The feels in this one though. I was utterly unprepared for the onslaught of emotion. This is romantic and heartfelt and achingly sad in moments. I tried so hard not to cry and for the most part I held the tears at bay but that is only because the authors must have been feeling generous and kind enough not to dwell on the angst as they easily could have.
Arthur swallows hard and turns his face away from Merlin's, heart threatening to beat right off his chest. The terror of Merlin saying no has been replaced by the terror of him actually saying yes. And Arthur can't remember the last time he fucked someone just because he wanted to. This is uncharted, uncertain. He's used to a set of preordained rules that keep him boxed in and keep everyone else out. But Merlin... Arthur has the unsettling feeling that Merlin could peel off all his layers and put them back on in the right order.
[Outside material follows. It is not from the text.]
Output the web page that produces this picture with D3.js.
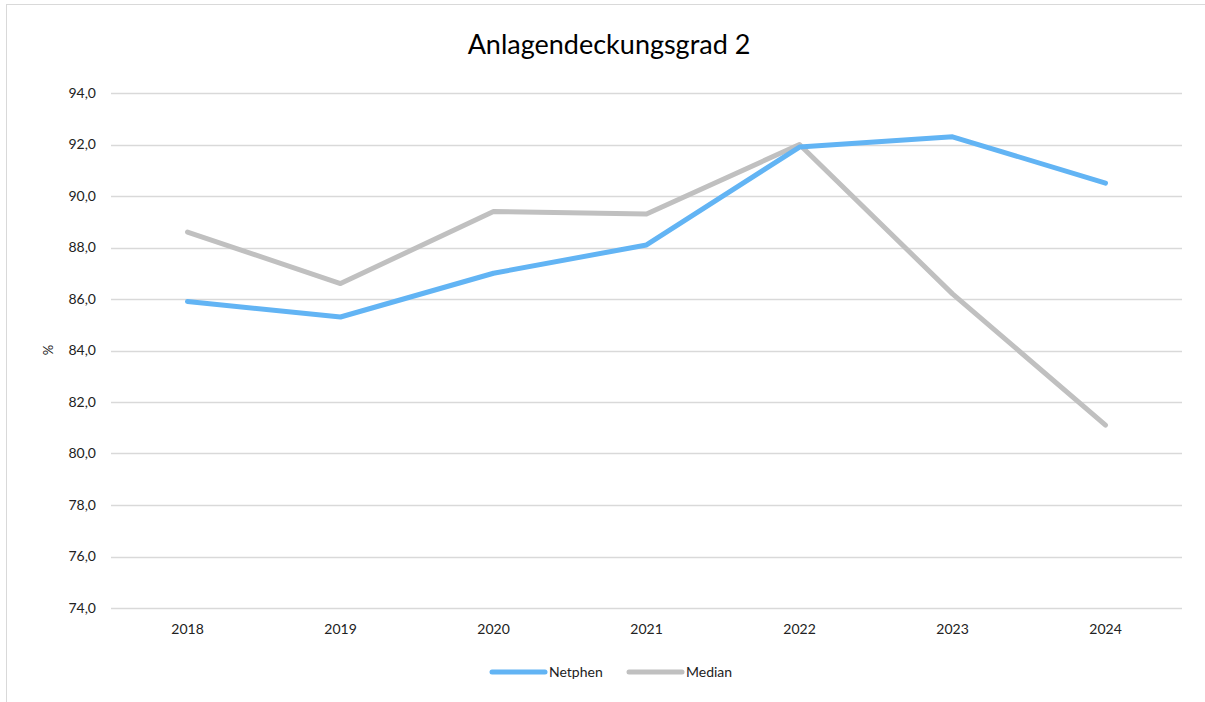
<!DOCTYPE html>
<html>
<head>
<meta charset="utf-8">
<script src="https://cdn.jsdelivr.net/npm/d3@7"></script>
<style>
  html, body { margin: 0; padding: 0; background: #fff; }
  svg { display: block; font-family: Lato, "Open Sans", sans-serif; }
</style>
</head>
<body>
<svg id="chart" width="1205" height="702"></svg>
<script>
// Jahre und Kennzahlen
const years = ["2018", "2019", "2020", "2021", "2022", "2023", "2024"];
const netphen = [85.9, 85.3, 87.0, 88.1, 91.9, 92.3, 90.5];
const median = [88.6, 86.6, 89.4, 89.3, 92.0, 86.2, 81.1];
const yTicks = [74, 76, 78, 80, 82, 84, 86, 88, 90, 92, 94];
const seriesNames = ["Netphen", "Median"];
const seriesColors = ["#62b4f4", "#c0c0c0"];

const svg = d3.select("#chart");
const W = 1205, H = 702;
const plot = { left: 111, right: 1182, top: 93, bottom: 608 };
const font = "Lato, 'Open Sans', sans-serif";

// Rahmen des Diagrammbereichs
svg.append("rect")
  .attr("x", 6.5).attr("y", 4.5)
  .attr("width", W + 10).attr("height", H + 10)
  .attr("fill", "#fff").attr("stroke", "#d9d9d9").attr("stroke-width", 1);

const x = d3.scaleBand().domain(years).range([plot.left, plot.right]).padding(0);
const y = d3.scaleLinear().domain([74, 94]).range([plot.bottom, plot.top]);

// Titel
svg.append("text")
  .attr("x", 609).attr("y", 54)
  .attr("text-anchor", "middle")
  .attr("font-size", 27).attr("fill", "#000")
  .text("Anlagendeckungsgrad 2");

// Gitterlinien
svg.append("g")
  .selectAll("line").data(yTicks).join("line")
  .attr("x1", plot.left).attr("x2", plot.right)
  .attr("y1", d => Math.round(y(d)) + 0.5).attr("y2", d => Math.round(y(d)) + 0.5)
  .attr("stroke", "#d9d9d9").attr("stroke-width", 1.5);

// Y-Achse
const fmt = d => d.toFixed(1).replace(".", ",");
const yAxis = svg.append("g")
  .attr("transform", `translate(${plot.left - 15},0)`)
  .call(d3.axisLeft(y).tickValues(yTicks).tickFormat(fmt).tickSize(0).tickPadding(0));
yAxis.select(".domain").remove();
yAxis.selectAll("text").attr("font-size", 14).attr("fill", "#222").attr("font-family", font);

// X-Achse
const xAxis = svg.append("g")
  .attr("transform", `translate(0,${plot.bottom + 16})`)
  .call(d3.axisBottom(x).tickSize(0).tickPadding(0));
xAxis.select(".domain").remove();
xAxis.selectAll("text").attr("font-size", 14).attr("fill", "#222").attr("dy", "0.71em").attr("font-family", font);

// Achsentitel
svg.append("text")
  .attr("transform", `translate(${53},${350}) rotate(-90)`)
  .attr("text-anchor", "middle")
  .attr("font-size", 13).attr("fill", "#222")
  .text("%");

// Linien
const line = d3.line()
  .x((d, i) => x(years[i]) + x.bandwidth() / 2)
  .y(d => y(d));

[median, netphen].forEach(vals => {
  const idx = vals === netphen ? 0 : 1;
  svg.append("path")
    .datum(vals)
    .attr("d", line)
    .attr("fill", "none")
    .attr("stroke", seriesColors[idx])
    .attr("stroke-width", 5)
    .attr("stroke-linecap", "round")
    .attr("stroke-linejoin", "round");
});

// Legende
const legendItems = [
  { name: seriesNames[0], color: seriesColors[0], x: 492 },
  { name: seriesNames[1], color: seriesColors[1], x: 629 }
];
const lg = svg.append("g");
legendItems.forEach(it => {
  lg.append("line")
    .attr("x1", it.x).attr("x2", it.x + 53)
    .attr("y1", 672).attr("y2", 672)
    .attr("stroke", it.color).attr("stroke-width", 5)
    .attr("stroke-linecap", "round");
  lg.append("text")
    .attr("x", it.x + 57).attr("y", 677)
    .attr("font-size", 14).attr("fill", "#222").attr("font-family", font)
    .text(it.name);
});
</script>
</body>
</html>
And it's 5am and I'm really not feeling coherent enough to string together intelligible sentences in the hopes of conveying how amazing I feel this story is, how much I love it, everything about it, how much it made me feel. If it wasn't so lateearly, fucking hell the sun is coming up soon I might seriously consider rereading this story immediately. Forever on my 'a thousand hearts' shelf this goes!